**Do this:**
Pick out each line containing the string "page".

**Dataset content:**
========
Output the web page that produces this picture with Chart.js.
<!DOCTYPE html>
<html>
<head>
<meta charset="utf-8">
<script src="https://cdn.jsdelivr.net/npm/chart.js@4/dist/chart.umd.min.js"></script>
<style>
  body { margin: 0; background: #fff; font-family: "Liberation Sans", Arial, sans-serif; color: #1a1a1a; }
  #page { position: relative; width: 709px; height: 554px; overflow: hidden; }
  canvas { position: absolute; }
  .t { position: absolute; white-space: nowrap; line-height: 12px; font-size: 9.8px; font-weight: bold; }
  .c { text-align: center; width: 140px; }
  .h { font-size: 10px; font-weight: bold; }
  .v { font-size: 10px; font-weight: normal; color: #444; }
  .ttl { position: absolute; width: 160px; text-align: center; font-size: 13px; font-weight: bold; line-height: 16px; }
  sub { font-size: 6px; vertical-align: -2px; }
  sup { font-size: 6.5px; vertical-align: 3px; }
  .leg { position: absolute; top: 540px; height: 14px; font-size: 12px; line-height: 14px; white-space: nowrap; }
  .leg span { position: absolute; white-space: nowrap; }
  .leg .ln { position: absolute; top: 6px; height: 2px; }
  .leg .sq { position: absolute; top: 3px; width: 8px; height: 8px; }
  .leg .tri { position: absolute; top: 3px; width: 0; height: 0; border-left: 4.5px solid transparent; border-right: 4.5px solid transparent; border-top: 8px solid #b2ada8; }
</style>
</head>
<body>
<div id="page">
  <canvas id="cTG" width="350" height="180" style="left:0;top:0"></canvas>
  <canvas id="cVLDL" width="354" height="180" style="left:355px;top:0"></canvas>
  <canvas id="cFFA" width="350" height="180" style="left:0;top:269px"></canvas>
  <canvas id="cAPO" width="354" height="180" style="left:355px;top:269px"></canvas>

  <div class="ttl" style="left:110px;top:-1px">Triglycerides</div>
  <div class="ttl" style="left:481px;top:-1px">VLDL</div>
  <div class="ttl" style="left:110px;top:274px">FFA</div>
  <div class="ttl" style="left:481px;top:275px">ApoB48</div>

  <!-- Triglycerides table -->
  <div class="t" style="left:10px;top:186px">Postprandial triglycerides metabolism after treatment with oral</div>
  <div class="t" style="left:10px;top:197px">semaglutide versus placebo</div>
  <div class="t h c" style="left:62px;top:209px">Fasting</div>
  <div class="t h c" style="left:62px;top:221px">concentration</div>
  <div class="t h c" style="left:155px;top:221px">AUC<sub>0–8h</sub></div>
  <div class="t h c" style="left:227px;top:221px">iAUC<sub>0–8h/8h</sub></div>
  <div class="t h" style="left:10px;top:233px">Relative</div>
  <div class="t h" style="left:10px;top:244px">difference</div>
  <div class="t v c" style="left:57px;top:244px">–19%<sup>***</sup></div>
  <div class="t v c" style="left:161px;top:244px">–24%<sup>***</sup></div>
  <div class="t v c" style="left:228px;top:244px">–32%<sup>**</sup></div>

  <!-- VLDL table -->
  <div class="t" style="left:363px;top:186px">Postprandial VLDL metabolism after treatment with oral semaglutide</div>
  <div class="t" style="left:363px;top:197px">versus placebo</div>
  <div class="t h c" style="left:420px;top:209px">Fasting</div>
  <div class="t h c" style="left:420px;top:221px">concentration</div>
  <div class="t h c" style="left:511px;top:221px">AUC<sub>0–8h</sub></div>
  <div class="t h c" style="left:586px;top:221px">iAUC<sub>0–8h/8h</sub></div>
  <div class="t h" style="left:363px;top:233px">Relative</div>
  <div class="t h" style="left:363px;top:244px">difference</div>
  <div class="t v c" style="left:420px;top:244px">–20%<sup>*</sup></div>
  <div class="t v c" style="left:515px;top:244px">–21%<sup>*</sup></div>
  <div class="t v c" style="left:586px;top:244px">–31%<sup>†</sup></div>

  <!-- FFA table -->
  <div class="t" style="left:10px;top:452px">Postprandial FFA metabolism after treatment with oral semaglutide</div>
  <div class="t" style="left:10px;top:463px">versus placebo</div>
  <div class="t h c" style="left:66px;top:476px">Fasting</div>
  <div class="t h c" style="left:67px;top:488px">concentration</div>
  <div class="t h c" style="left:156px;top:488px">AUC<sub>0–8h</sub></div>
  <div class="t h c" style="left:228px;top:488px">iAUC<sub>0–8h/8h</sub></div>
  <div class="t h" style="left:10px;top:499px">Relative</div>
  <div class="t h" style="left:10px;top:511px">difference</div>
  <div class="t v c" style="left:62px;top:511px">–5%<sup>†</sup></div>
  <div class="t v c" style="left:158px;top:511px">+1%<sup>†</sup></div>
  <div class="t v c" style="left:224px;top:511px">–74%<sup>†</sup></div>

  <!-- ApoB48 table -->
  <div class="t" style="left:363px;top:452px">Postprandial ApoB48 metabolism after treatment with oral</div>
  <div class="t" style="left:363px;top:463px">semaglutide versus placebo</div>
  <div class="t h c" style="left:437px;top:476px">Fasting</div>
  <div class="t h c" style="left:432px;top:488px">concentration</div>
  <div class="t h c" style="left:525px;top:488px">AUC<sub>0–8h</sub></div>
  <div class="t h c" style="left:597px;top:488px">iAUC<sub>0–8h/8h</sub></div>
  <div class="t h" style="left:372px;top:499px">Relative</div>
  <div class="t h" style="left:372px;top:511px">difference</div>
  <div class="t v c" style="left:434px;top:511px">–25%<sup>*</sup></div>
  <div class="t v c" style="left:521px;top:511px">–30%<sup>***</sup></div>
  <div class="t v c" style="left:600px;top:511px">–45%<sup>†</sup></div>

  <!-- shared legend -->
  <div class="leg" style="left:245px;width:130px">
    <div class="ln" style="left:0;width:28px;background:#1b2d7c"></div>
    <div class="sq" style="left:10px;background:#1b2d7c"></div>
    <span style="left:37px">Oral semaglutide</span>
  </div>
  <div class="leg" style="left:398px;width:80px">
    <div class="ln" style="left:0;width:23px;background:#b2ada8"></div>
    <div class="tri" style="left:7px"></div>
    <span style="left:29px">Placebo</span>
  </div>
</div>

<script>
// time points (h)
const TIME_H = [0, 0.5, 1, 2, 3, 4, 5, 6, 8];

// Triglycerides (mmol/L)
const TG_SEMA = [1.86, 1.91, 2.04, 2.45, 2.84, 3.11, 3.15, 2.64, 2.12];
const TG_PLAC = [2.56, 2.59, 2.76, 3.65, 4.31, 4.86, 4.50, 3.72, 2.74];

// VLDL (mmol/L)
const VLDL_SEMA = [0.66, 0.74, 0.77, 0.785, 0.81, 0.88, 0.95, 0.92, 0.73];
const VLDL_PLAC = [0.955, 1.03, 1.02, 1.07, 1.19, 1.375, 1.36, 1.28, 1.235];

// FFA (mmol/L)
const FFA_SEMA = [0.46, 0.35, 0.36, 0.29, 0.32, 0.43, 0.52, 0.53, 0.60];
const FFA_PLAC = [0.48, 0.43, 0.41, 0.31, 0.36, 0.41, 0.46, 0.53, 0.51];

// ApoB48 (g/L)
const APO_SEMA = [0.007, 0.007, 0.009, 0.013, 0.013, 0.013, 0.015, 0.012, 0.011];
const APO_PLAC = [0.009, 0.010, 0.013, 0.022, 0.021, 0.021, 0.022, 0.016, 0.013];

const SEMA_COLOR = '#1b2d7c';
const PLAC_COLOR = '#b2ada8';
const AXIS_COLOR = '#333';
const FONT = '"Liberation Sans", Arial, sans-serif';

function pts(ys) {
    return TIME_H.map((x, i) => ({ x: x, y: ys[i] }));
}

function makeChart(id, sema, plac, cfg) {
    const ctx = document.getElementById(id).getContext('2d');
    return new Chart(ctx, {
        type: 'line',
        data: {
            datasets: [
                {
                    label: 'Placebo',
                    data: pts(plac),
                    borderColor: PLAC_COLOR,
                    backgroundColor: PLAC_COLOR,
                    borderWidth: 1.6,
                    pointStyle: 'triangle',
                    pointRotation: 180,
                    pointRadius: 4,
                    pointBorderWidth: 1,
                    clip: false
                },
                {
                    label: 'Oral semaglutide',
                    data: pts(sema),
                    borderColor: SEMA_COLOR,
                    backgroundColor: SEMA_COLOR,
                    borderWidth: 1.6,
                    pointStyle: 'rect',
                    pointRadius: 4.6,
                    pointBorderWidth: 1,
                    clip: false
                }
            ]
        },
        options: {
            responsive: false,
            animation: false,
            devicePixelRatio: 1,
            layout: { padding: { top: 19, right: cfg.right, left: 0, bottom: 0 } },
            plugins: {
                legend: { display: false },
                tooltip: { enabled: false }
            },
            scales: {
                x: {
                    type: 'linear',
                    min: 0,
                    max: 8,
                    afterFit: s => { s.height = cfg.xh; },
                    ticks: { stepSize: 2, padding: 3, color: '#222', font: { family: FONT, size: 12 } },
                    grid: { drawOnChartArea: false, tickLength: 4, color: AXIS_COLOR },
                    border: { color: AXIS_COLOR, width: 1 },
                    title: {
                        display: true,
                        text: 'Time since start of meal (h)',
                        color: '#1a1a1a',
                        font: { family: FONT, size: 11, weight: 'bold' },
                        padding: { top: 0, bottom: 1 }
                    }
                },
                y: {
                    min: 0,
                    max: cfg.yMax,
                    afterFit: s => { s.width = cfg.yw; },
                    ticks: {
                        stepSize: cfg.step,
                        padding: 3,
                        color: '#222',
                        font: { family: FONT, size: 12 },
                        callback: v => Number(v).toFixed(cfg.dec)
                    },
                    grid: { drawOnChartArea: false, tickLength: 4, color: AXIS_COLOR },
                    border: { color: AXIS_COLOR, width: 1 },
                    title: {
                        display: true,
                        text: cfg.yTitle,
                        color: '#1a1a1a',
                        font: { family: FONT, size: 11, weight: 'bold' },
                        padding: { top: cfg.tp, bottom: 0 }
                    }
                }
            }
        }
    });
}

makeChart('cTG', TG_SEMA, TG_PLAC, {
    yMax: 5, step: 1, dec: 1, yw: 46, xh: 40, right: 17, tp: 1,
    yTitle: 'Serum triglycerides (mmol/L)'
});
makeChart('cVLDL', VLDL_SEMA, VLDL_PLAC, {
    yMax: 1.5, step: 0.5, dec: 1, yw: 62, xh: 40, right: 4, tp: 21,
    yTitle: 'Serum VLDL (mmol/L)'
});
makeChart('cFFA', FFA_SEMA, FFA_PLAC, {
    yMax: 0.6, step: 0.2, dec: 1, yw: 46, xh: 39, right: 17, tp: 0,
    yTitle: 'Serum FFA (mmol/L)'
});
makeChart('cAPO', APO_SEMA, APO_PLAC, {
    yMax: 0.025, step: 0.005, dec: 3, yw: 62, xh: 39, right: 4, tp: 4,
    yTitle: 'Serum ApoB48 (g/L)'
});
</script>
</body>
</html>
========
**Answer to this exercise:**
Output the web page that produces this picture with Chart.js.
  #page { position: relative; width: 709px; height: 554px; overflow: hidden; }
<div id="page">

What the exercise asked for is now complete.